Algumas artes que já rolaram com o Death Angel
Teve também uma arte pra uma tour do Death to All, em 2024, quando eles passaram no Brasil e foi muito louco fazer uma arte homenageando o Chuck (Schuldiner). Das gringas, essas duas foram foda e espero que continue assim, que as bandas continuem me chamando (risos).



Arte da passagem do Death to All pelo Brasil em 2024
Também espero! Falando dos seus traços, como você define sua arte?
Ao longo dos anos, por várias questões, principalmente pela questão de “pagar contas”, eu tentei ser bastante versátil. Eu sou muito fã do Jim Phillips, da Santa Cruz, que foi sempre uma referência pra fazer essa coisa mais radical e mais cartoon. Eu estudei bastante pra chegar nesse tipo de traço. Quando alguém me pede algo mais sério, parto pra um outro lado, mais realista… Mas tem muita gente do quadrinho que sou muito fã, tipo Glenn Fabry, Brian Bolland e Geof Darrow.





Algumas capas já feitas pelo Marcelo
Acho que consigo navegar bem entre esses dois extremos. Não sei muito bem definir minha arte, é mais pelo lance das ideias. Sempre faço uns personagens zoiudos, uns sorrisos macabros… Tem bastante arte política, com figura dominante, opressora, ou que está subjugando uma galera ou apanhando dela (risos). Acho que seria uma mistura de cartoon e realismo.
No meu quadrinho tem páginas com anatomias todas certinhas, mas no rosto tem os traços de cartoon, macabro, olho esbugalhado… É essa mistura maluca, mesmo.
Pode crer. Beleza, agora vou te perguntar sobre artes dos discos mais uma vez. Qual a arte favorita que você já fez pra uma banda?
A capa que fiz para o EP "Jesus Nazifascista " do Ratos de Porão. Eu estava com essa ideia da igreja-tanque na cabeça fazia um bom tempo, fiquei muito feliz de usar ele com o grande RDP.

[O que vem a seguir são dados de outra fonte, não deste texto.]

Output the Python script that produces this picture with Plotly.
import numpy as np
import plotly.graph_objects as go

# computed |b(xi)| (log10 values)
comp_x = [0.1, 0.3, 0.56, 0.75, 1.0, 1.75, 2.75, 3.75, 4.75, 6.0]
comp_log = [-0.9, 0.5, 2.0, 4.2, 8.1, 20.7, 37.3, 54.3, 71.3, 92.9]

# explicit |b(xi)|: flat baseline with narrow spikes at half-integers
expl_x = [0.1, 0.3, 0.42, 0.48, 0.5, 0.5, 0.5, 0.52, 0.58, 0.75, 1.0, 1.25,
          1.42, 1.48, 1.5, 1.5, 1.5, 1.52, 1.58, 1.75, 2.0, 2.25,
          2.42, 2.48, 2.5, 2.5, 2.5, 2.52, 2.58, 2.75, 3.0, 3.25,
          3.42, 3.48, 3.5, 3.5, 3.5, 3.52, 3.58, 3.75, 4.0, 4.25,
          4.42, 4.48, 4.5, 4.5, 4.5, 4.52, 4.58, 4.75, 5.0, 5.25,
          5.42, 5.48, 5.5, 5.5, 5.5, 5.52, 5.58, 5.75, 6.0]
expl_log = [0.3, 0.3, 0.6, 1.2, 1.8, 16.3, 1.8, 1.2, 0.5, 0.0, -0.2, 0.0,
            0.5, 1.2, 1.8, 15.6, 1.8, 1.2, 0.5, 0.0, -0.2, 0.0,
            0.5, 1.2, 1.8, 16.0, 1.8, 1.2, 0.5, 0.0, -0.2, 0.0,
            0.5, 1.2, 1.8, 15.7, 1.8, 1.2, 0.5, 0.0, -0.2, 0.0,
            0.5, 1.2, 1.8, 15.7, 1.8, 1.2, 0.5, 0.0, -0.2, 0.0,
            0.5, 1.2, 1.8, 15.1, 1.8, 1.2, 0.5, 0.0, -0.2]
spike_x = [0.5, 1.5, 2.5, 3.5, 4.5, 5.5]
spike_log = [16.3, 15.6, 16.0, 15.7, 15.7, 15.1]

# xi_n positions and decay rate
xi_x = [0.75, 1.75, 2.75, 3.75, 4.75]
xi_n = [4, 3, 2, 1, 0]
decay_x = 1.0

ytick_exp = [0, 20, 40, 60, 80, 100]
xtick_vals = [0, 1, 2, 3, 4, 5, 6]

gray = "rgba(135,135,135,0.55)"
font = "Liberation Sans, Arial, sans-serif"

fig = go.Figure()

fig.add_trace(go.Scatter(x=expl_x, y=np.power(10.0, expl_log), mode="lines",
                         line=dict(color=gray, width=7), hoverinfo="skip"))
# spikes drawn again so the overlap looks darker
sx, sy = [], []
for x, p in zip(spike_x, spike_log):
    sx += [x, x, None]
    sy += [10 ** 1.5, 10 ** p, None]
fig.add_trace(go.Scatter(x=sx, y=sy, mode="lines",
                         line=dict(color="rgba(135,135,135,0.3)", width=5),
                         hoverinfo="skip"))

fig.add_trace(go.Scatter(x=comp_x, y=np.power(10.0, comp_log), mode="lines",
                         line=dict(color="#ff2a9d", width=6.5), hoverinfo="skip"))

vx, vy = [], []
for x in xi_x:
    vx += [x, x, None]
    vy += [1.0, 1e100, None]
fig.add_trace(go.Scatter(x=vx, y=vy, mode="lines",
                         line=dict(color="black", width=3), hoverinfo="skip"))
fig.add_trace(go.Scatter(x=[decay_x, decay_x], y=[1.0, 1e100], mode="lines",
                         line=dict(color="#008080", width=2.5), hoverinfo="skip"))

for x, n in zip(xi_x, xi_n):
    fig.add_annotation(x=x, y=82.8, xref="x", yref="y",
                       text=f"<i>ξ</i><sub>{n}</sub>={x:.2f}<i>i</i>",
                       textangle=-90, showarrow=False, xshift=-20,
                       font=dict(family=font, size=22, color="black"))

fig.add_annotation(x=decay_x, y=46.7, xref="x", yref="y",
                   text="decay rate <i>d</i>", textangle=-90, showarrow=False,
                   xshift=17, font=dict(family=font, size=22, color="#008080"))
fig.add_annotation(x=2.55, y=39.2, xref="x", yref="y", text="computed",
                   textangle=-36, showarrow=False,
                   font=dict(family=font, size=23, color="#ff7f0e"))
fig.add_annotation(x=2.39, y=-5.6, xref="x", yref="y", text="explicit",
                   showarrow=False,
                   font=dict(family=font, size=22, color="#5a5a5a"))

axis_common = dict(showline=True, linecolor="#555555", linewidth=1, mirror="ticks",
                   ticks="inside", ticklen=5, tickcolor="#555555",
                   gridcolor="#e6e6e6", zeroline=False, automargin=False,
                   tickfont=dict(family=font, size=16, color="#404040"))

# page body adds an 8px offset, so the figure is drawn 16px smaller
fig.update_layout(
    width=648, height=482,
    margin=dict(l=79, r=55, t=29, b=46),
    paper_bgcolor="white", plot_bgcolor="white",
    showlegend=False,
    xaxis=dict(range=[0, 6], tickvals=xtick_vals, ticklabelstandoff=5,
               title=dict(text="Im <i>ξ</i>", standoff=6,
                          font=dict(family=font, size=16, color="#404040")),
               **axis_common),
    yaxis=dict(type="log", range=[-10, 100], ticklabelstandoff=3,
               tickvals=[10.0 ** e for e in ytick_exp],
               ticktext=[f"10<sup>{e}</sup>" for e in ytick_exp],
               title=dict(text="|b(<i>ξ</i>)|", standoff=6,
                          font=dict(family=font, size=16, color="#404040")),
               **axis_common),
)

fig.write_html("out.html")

Conta pra mim alguma capa que outra pessoa fez mas que te influenciou ou te influencia.
"Altars of Madness" do Morbid Angel, feita pelo Dan Seagrave. Eu amo essa capa, como artista e como fã da banda. Quando eu descobri que o Dan Seagrave pintou essa capa aos 19 anos ele se tornou ainda mais especial pra mim.

Qual sua capa de álbum favorita de todos os tempos?
Impossível pensar só em uma. Mas em homenagem ao grande Drew Struzan que nos deixou recentemente, a capa e contracapa que ele fez para o "Sabbath Bloody Sabbath" do Black Sabbath é icônica! Eu amo como ele criou algo extremamente perturbador e colorido.

Voltando pras capas que você já fez, qual foi a mais difícil, que deu mais trabalho?
As cenas em perspectiva com vários personagens são sempre as mais desafiadoras, nesse quesito a capa que eu fiz para o album "Code Red" da banda portuguesa de Thrash Metal Alpha Warhead me fez quebrar a cabeça pra colocar na arte todos os elementos que a banda queria.



Os processos até chegar na capa final de Code Red
Pra gente terminar, qual a capa dos sonhos? Uma banda que você gostaria muito de fazer um trampo.
Outra pergunta impossível de dar só uma resposta. Eu adoraria trabalhar com cada banda que sou fã. Mas pra ficar na minha área de conforto, desenhar algo grotesco para o Cannibal Corpse seria incrível!